Santeria Central


"Do as I Say . . . Do as I Say . . . Do as I Say. . . ." The inscription is repeated hypnotically as a mechanized squeegee swipes the ink through the silk screen onto long glass jars. Labeled now, the jars roll down the conveyor belt to be filled with candle wax. They'll be boxed, shipped, shelved, sold . . . and eventually burned by customers who feel the need for a little magic to control their lives (or, in this case, the lives of others).

"It's all in the mind," says Marty Mayer, 54-year-old president of this enterprise, Indio Products. Mayer, who oversees the transformation of several tanker-cars full of wax into candles such as these every week at his Long Beach factory, doesn't believe in magic. At least not any more than necessary to keep his inventory of nearly 7,000 magic candles, oils, essences, soaps, aerosols, and floor washes flowing to distributors throughout the Americas, Europe, Australia, and Japan.

Locally, he sells his wares a few miles north of the factory, on Manchester Avenue in Los Angeles. A veritable warehouse of juju, the place bustles with grocery carts piled high with gallon jugs of blessed floor-wash, 25-pound bags of myrrh (used to scent incense), and assorted talismans.

Most customers are wholesalers running botanicas--stores frequented by, among others, devotees of Santeria, a Cuban cousin to Haitian Voodoo. Santeria is a synthesis of West African religion and Catholicism, attracting a broad spectrum of practitioners ranging from those rigorously involved in worship of African deities to Catholics looking to supplement their faith.

Other practitioners may be more casual, interested primarily in resolving a problem through magic or mixing and matching Santeria with herbal remedies and devotions to non-canonical, folk saints of Latin America. "We've come out with some new saints, and they've done very, very well," Mayer says, referring to candles, oils, and dashboard ornaments depicting the natty cigar-smoking San Simon from Guatemala and Jesus Malverde, a martyred Mexican bandit, whose specific patronage is over drug smugglers.

Mayer, who does not speak Spanish, prefers to describe his inventory with mainstream labels such as "New Age" or "spiritual." He became involved in the business as a boy in Chicago, where he stocked the shelves of his uncle's drugstore with magic candles and oils produced by Lama Temple (a mystical-sounding name for a third-floor factory occupying a rundown Southside building).

Eventually, he went to work for Lama Temple Candle Corp., as assistant manager of the incense department. In 1969, Mayer moved to California to work for a division of Candle Corp. in Torrance. In 1977, he became a freelance distributor, selling a variety of candles and incense from his truck. In 1987, he purchased a grocery and drugstore on Manchester Avenue from one of his retiring clients. That location became Indio Products. He purchased the factory later.

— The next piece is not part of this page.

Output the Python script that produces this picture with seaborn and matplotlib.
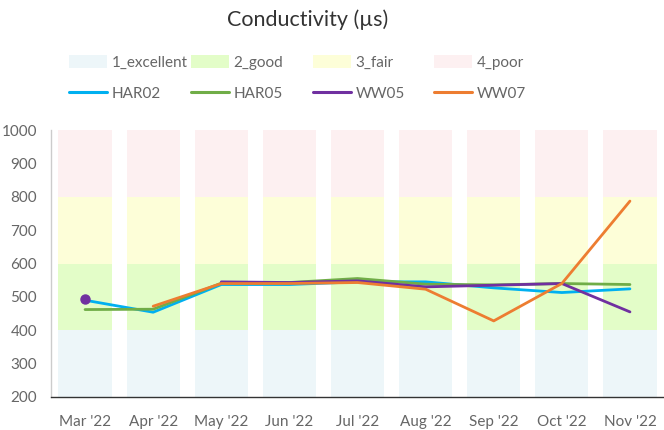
import numpy as np
import pandas as pd
import matplotlib
matplotlib.use("Agg")
import matplotlib.pyplot as plt
import seaborn as sns
from matplotlib.patches import Patch
from matplotlib.lines import Line2D

months = ["Mar '22", "Apr '22", "May '22", "Jun '22", "Jul '22",
          "Aug '22", "Sep '22", "Oct '22", "Nov '22"]
band_names = ["1_excellent", "2_good", "3_fair", "4_poor"]
band_upper = [400, 600, 800, 1000]
band_colors = ["#edf6f9", "#e3fdc8", "#fdfed8", "#fdf0f1"]

har02 = [490, 454, 537, 537, 545, 545, 527, 513, 524]
har05 = [462, 463, 541, 543, 555, 538, 536, 540, 537]
ww05 = [493, np.nan, 545, 543, 548, 530, 535, 540, 455]
ww07 = [np.nan, 472, 540, 540, 543, 523, 428, 540, 787]
series = {"HAR02": har02, "HAR05": har05, "WW05": ww05, "WW07": ww07}
series_colors = {"HAR02": "#00b0f0", "HAR05": "#70ad47", "WW05": "#7030a0", "WW07": "#ed7d31"}

sns.set_style("white")
plt.rcParams['font.family'] = ['Lato', 'DejaVu Sans']

W, H = 664, 430
fig = plt.figure(figsize=(W / 100, H / 100), dpi=100)
ax = fig.add_axes([51 / W, 33 / H, (664 - 51) / W, (397 - 130) / H])

# stacked bands: draw tallest first
for name, top, col in reversed(list(zip(band_names, band_upper, band_colors))):
    df = pd.DataFrame({"month": months, "value": [top] * len(months)})
    sns.barplot(data=df, x="month", y="value", color=col, saturation=1,
                width=0.78, ax=ax, linewidth=0)

xpos = np.arange(len(months))
for name, vals in series.items():
    ax.plot(xpos, vals, color=series_colors[name], lw=2.0, solid_joinstyle="round")
# isolated point (WW05 Mar)
ww05_arr = np.array(ww05, dtype=float)
for i in range(len(ww05_arr)):
    left = ww05_arr[i - 1] if i > 0 else np.nan
    right = ww05_arr[i + 1] if i < len(ww05_arr) - 1 else np.nan
    if not np.isnan(ww05_arr[i]) and np.isnan(left) and np.isnan(right):
        ax.plot([xpos[i]], [ww05_arr[i]], "o", color=series_colors["WW05"], ms=6.5)

ax.set_xlim(-0.5, len(months) - 0.5)
ax.set_ylim(200, 1000)
ax.set_yticks(range(200, 1001, 100))
ax.set_xlabel("")
ax.set_ylabel("")
for s in ["top", "right"]:
    ax.spines[s].set_visible(False)
ax.spines["left"].set_color("#cccccc")
ax.spines["left"].set_linewidth(1)
ax.spines["bottom"].set_color("#333333")
ax.spines["bottom"].set_linewidth(1)
ax.tick_params(axis="y", length=7, width=1, color="#cccccc", labelcolor="#666666",
               labelsize=11, pad=3)
ax.tick_params(axis="x", length=6, width=1, color="#cccccc", labelcolor="#666666",
               labelsize=11, pad=7)

fig.text(308 / W, 1 - 20 / H, "Conductivity (µs)", ha="center", va="center",
         fontsize=15.5, color="#333333")

col_x = [69, 191, 313, 434]
for i in range(4):
    name = list(series.keys())[i]
    handles = [Patch(facecolor=band_colors[i], edgecolor="none"),
               Line2D([0], [0], color=series_colors[name], lw=2.2)]
    labels = [band_names[i], name]
    leg = fig.legend(handles, labels, loc="upper left",
                     bbox_to_anchor=(col_x[i] / W, 1 - 55 / H),
                     frameon=False, borderpad=0, borderaxespad=0,
                     handlelength=2.5, handleheight=0.95, handletextpad=0.3,
                     labelspacing=1.05, fontsize=11, labelcolor="#666666")

fig.savefig("out.png", dpi=100)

Over the years, Mayer has acquired formulas and proprietary names from other sources. Some of his product lines were purchased from Lama Temple. Some came from the "Seven Sisters of New Orleans" label, which he purchased from the son of one of the sisters (who'd moved her business to downtown Los Angeles in the 1950s). Other formulas came from Netty Seligman, 94, who owned a downtown L.A. occult shop. Seligman taught him her secret formulas for "chasing powder," (to send bad luck packing) and black salt (used to drive off bad neighbors).

One line he purchased, Anna Riva, turned out to be almost more than he'd bargained for. He found himself weeding through 1,600 books, including many on Satanism and other more sinister items he was eager to lose.

"We don't fool around with animal parts, human skulls, body parts," says Mayer. "People will come in and ask for something like genuine snake oil. Anything with rattlesnakes is against the law in California. I won't touch it."

More commonly, though, he gets requests for advice, particularly from retail customers who are not familiar with his products. "They come in with a problem--they're going to Las Vegas, they're going to court, their husband has run off with another woman."

And sometimes requests come by mail.

"I get letters from prisoners. I got one guy on death row, and he wants to talk to Anna Riva. He's in love with her, and he's writing a book, and it's on and on and on like this." (Anna Riva is a product line, not a person.)

Death row inmates obsessed with occultists, magical protection for drug smugglers, luck-bringing floor wash, and candles dedicated to African powers all are worlds away from Mayer's home in suburban La Can~ada. And he sometimes has trouble navigating between the two halves of his life. In fact, he says, friendships have been ruined because he "mentioned something at dinner about what I did."

Nowadays, he says, he'll describe his business without going into specifics: "I own a candle factory," he'll say. "If you get too far into it, it's just going to tear you apart."

The cultural divide may be difficult to straddle, but Mayer feels he's providing a service. "When people go to a psychiatrist week after week after week, they're dependent on that. It's the same thing here--they're dependent on burning candles. You can't take that away from them."

And Indio's seven-day candles, he points out, retail for only $3.95.